About  hundred years ago, before the invention of electricity, I lived in Jennings, Missouri, a sleepy town in north St. Louis County.

I lived a lonely sort of childhood, with only a few friends.  I found myself ridiculed often, imitated, derided, by the cruelest of judges, other children.  Adults shook their heads and patted my shoulder. My brothers suffered scrape after scrape defending me.  I often lay in bed at night, engaging in a running dialogue with myself, a mantra designed  to encourage myself to get through each day bravely, like a soldier, like a tough girl, like a good sport.

Life terrified me.

I’ve written before about the dares I endured at my own bidding.  I dared myself to walk down the aisle at school to make a presentation.  I challenged myself to learn to jump rope.  I phoned boys when even the prettiest girl of the 1960s Catholic Elementary School days would never do that — though of course, they didn’t need to phone boys because the boys went gaga over them.  Once, I even forced myself to ask the most popular girl in our 8th grade class to help me play volleyball — and she did, forcing our team, of which she was captain, to let me play in the intramurals.  They invented a new rule that let me serve and then rotate out, all because  I steeled myself to ask Pat Puzniak to help me, and she had the guts to do it.

But I could not talk myself into jumping across the concrete stairwell that led to our basement.  I feared falling; I did not believe my legs would carry me across the three or four foot width, and at age eight or nine, I knew that a fall would bring serious injury.  I could not make the leap.

In fifty-nine years, I’ve completely trusted about a dozen people.  Many have never let me down.  Some have exceeded even my faith in them.  A few sucker-punched me.  Through all of that, I’ve talked myself into “soldiering on”.  And I have.  Punch, after punch, after punch.  Usually without complaint.  And now, tired, hunkering down to gather strength for the home stretch in my year without complaining, I’m digging deep within  myself to find the last well of faith, the last spurt of hope, the last germinated seed of something lovely that can bloom if tended with enough care.  I’m thinking to myself, To Leap, or Not to Leap, that is the question.

I’m back in the bedroom of my childhood, lying in the dark, listening to the voice in my head encouraging me, urging me to just get through one more day and surely, surely, the effort will pay off.  I stand again on the far side of that concrete drop, wondering if my legs will hold or if, maybe, I might fall — and if I fall, will someone catch me?
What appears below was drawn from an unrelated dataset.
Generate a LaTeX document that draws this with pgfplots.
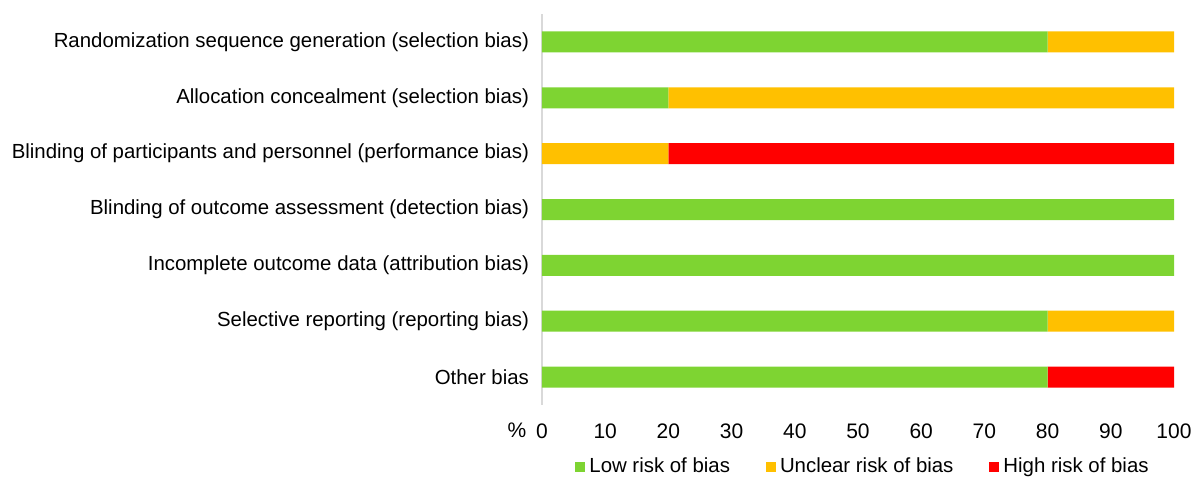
\documentclass[border=0pt]{standalone}
\usepackage{pgfplots}
\pgfplotsset{compat=1.18}
\usepackage{fontspec}
\setmainfont{Liberation Sans}
\definecolor{lowc}{RGB}{126,212,50}
\definecolor{uncc}{RGB}{255,192,0}
\definecolor{highc}{RGB}{255,0,0}
\definecolor{axc}{RGB}{217,217,217}
\begin{document}
\begin{tikzpicture}
\path[use as bounding box] (0,0) rectangle (599.5pt,238.5pt);
\begin{axis}[
  at={(271pt,36pt)}, anchor=south west,
  scale only axis, width=316pt, height=195.5pt,
  xbar stacked, bar width=10.5pt,
  xmin=0, xmax=100, ymin=-0.5, ymax=6.5,
  y dir=reverse,
  ytick={0,...,6},
  yticklabels={Randomization sequence generation (selection bias),Allocation concealment (selection bias),Blinding of participants and personnel (performance bias),Blinding of outcome assessment (detection bias),Incomplete outcome data (attribution bias),Selective reporting (reporting bias),Other bias},
  xtick={0,10,...,100},
  major tick length=0pt,
  axis y line*=left, axis x line*=bottom,
  x axis line style={draw=none},
  y axis line style={draw=axc, line width=0.6pt},
  yticklabel style={font=\fontsize{10.2}{12}\selectfont, xshift=-3pt},
  xticklabel style={font=\fontsize{10.5}{12}\selectfont, yshift=-6pt},
  /pgf/number format/assume math mode=true,
  legend style={draw=none, at={([xshift=3pt]0.5,-31pt)}, anchor=center, legend columns=3,
    font=\fontsize{10.2}{12}\selectfont, /tikz/every even column/.append style={column sep=16pt}},
  legend image code/.code={\fill[#1] (0pt,-2.5pt) rectangle (5pt,2.5pt);},
  clip=false,
]
\addplot[fill=lowc, draw=none] coordinates {(80,0) (20,1) (0,2) (100,3) (100,4) (80,5) (80,6)};
\addplot[fill=uncc, draw=none] coordinates {(20,0) (80,1) (20,2) (0,3) (0,4) (20,5) (0,6)};
\addplot[fill=highc, draw=none] coordinates {(0,0) (0,1) (80,2) (0,3) (0,4) (0,5) (20,6)};
\legend{Low risk of bias, Unclear risk of bias, High risk of bias}
\node[font=\fontsize{10.5}{12}\selectfont, anchor=center] at ([xshift=-12.5pt,yshift=-12.5pt]axis cs:0,6.5) {\%};
\end{axis}
\end{tikzpicture}
\end{document}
4 thoughts on “To leap or not to leap

  1. Cindy Cieplik

    I so admire the way in which you bring your inner being into the light.
    The decision to leap or not to leap is yours to make, and I don’t believe it hinges on who might or might not be there to catch you if you fall. If we fall, it’s up to us to get up. Reaching out for help is an option, but resuming the upright journey is all ours. My thoughts on falling.